The Notification Loophole: How Apple's Infrastructure Undercuts Encrypted Messaging
A recent court filing shows federal investigators recovered deleted Signal messages without ever touching the app's encryption. Their method? Apple's push notification system. This technique,...
A recent court filing shows federal investigators recovered deleted Signal messages without ever touching the app's encryption. Their method? Apple's push notification system. This technique, first detailed by 9to5Mac, exposes a fundamental weakness in mobile privacy that app developers cannot fully control.
When a Signal message arrives, Apple's Push Notification Service (APNs) acts as a courier, delivering an alert to wake up the recipient's iPhone. Apple retains certain data from these transactions on its servers. According to the documents, the FBI obtained these records for a specific Apple ID. The stored metadata—which can include timestamps and identifiers—provided enough information to reconstruct conversations the user had deleted.
This isn't a flaw in Signal's design. The app sends minimal data to Apple and stores almost nothing on its own servers. The vulnerability exists because Apple requires all iOS apps to use its notification pipeline. Signal can send a simple 'wake-up' ping via APNs, but system-level logging by Apple may still capture associated information. The app's strong encryption remains intact, but the surrounding platform created a record.
For business leaders, this incident clarifies a critical point: an app's security guarantees are only as strong as the operating system it runs on. Teams using encrypted messaging for sensitive corporate communications must recognize that platform-level data retention creates risk independent of the application. The security conversation must expand from evaluating apps to understanding the entire technology stack, including the legal demands that can be placed on platform providers like Apple and Google.
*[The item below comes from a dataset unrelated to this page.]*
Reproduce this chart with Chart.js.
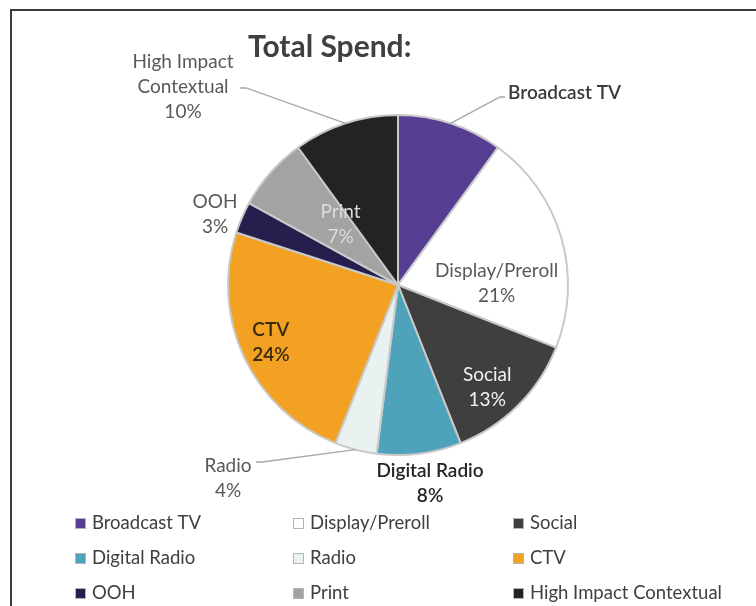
<!DOCTYPE html>
<html>
<head>
<meta charset="utf-8">
<script src="https://cdn.jsdelivr.net/npm/chart.js@4.4.1/dist/chart.umd.min.js"></script>
<style>
  html, body { margin: 0; padding: 0; background: #ffffff; }
  #wrap { position: relative; width: 756px; height: 606px; }
  canvas { display: block; }
</style>
</head>
<body>
<div id="wrap"><canvas id="spend" width="756" height="606"></canvas></div>
<script>
// Media channels and their share of total spend (percent)
const channels = ['Broadcast TV', 'Display/Preroll', 'Social', 'Digital Radio', 'Radio', 'CTV', 'OOH', 'Print', 'High Impact Contextual'];
const shares = [10, 21, 13, 8, 4, 24, 3, 7, 10];
const sliceColors = ['#563f93', '#ffffff', '#3f3f3f', '#4ea2b9', '#e9f1f1', '#f2a122', '#261f4d', '#a3a3a3', '#232323'];
const chartTitle = 'Total Spend:';

// Label text lines per slice (the pie shows two-line labels)
const labelLines = [
  ['Broadcast TV'],
  ['Display/Preroll', '21%'],
  ['Social', '13%'],
  ['Digital Radio', '8%'],
  ['Radio', '4%'],
  ['CTV', '24%'],
  ['OOH', '3%'],
  ['Print', '7%'],
  ['High Impact', 'Contextual', '10%']
];

const FONT = 'Lato, "Open Sans", sans-serif';

// Label placement: angle nudge (deg) from the arc's middle, radius as a fraction of the pie radius,
// optional leader line, text colour and weight.
const labelStyle = [
  { dAng: 0, rf: 1.0, leader: { bend: [500, 97], end: [505, 97] }, text: [508, 93], align: 'left', color: '#3a3a3a', bold: true },
  { dAng: 15, rf: 0.58, color: '#595959' },
  { dAng: 4, rf: 0.80, color: '#f2f2f2' },
  { dAng: -2, rf: 1.18, color: '#262626', bold: true },
  { dAng: 0, rf: 1.0, leader: { bend: [262, 462], end: [256, 462] }, text: [228, 466], align: 'center', color: '#595959' },
  { dAng: 1, rf: 0.82, color: '#3b2a10', bold: true },
  { dAng: 0, rf: 1.0, text: [215, 202], align: 'center', color: '#595959' },
  { dAng: 5, rf: 0.49, color: '#dcdcdc' },
  { dAng: 0, rf: 1.0, leader: { bend: [246, 88], end: [240, 88] }, text: [183, 62], align: 'center', color: '#595959' }
];

const frameAndTitle = {
  id: 'frameAndTitle',
  beforeDraw(chart) {
    const ctx = chart.ctx;
    ctx.save();
    ctx.fillStyle = '#ffffff';
    ctx.fillRect(0, 0, chart.width, chart.height);
    ctx.strokeStyle = '#3a3a3a';
    ctx.lineWidth = 2;
    ctx.beginPath();
    ctx.moveTo(11, chart.height + 2);
    ctx.lineTo(11, 10);
    ctx.lineTo(chart.width + 2, 10);
    ctx.stroke();
    ctx.fillStyle = '#404040';
    ctx.font = 'bold 30px ' + FONT;
    ctx.textBaseline = 'middle';
    ctx.textAlign = 'left';
    ctx.fillText(chartTitle, 248, 47);
    ctx.restore();
  }
};

const sliceLabels = {
  id: 'sliceLabels',
  afterDatasetsDraw(chart) {
    const ctx = chart.ctx;
    const arcs = chart.getDatasetMeta(0).data;
    ctx.save();
    arcs.forEach((arc, i) => {
      const st = labelStyle[i];
      const p = arc.getProps(['x', 'y', 'startAngle', 'endAngle', 'outerRadius'], true);
      const mid = (p.startAngle + p.endAngle) / 2 + st.dAng * Math.PI / 180;
      const r = p.outerRadius * st.rf;
      const ax = p.x + Math.cos(mid) * r;
      const ay = p.y + Math.sin(mid) * r;
      ctx.font = (st.bold ? '600 ' : '') + '19px ' + FONT;
      ctx.fillStyle = st.color;
      ctx.textBaseline = 'middle';
      const lines = labelLines[i];
      const lh = 25;
      if (st.leader) {
        ctx.strokeStyle = '#a8a8a8';
        ctx.lineWidth = 1.3;
        ctx.beginPath();
        ctx.moveTo(ax, ay);
        ctx.lineTo(st.leader.bend[0], st.leader.bend[1]);
        ctx.lineTo(st.leader.end[0], st.leader.end[1]);
        ctx.stroke();
      }
      if (st.text) {
        ctx.textAlign = st.align;
        lines.forEach((t, k) => ctx.fillText(t, st.text[0], st.text[1] + k * lh));
      } else {
        ctx.textAlign = 'center';
        const y0 = ay - (lines.length - 1) * lh / 2;
        lines.forEach((t, k) => ctx.fillText(t, ax, y0 + k * lh));
      }
    });
    ctx.restore();
  }
};

const gridLegend = {
  id: 'gridLegend',
  afterDraw(chart) {
    const ctx = chart.ctx;
    const ds = chart.data.datasets[0];
    const cols = [75, 293, 513];
    const rows = [523, 558, 593];
    ctx.save();
    ctx.font = '18.5px ' + FONT;
    ctx.textBaseline = 'middle';
    ctx.textAlign = 'left';
    chart.data.labels.forEach((lab, i) => {
      const x = cols[i % 3];
      const y = rows[Math.floor(i / 3)];
      ctx.fillStyle = ds.backgroundColor[i];
      ctx.fillRect(x, y - 5, 11, 11);
      ctx.strokeStyle = '#b5b5b5';
      ctx.lineWidth = 1;
      ctx.strokeRect(x + 0.5, y - 4.5, 10, 10);
      ctx.fillStyle = '#404040';
      ctx.fillText(lab, x + 17, y);
    });
    ctx.restore();
  }
};

new Chart(document.getElementById('spend'), {
  type: 'pie',
  data: {
    labels: channels,
    datasets: [{
      data: shares,
      backgroundColor: sliceColors,
      borderColor: '#c9c9c9',
      borderWidth: 2
    }]
  },
  options: {
    responsive: false,
    animation: false,
    rotation: 0,
    layout: { padding: { left: 227, right: 187, top: 114, bottom: 150 } },
    plugins: {
      legend: { display: false },
      tooltip: { enabled: false }
    }
  },
  plugins: [frameAndTitle, sliceLabels, gridLegend]
});
</script>
</body>
</html>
While Apple now generally requires a warrant for this data, the legal standards can vary. The case demonstrates a shift in investigative strategy, where authorities target the essential infrastructure supporting our applications rather than attempting to defeat encryption directly. For now, users of encrypted messaging on iOS operate within a constraint set by Apple's architecture, with no simple setting to eliminate this particular exposure.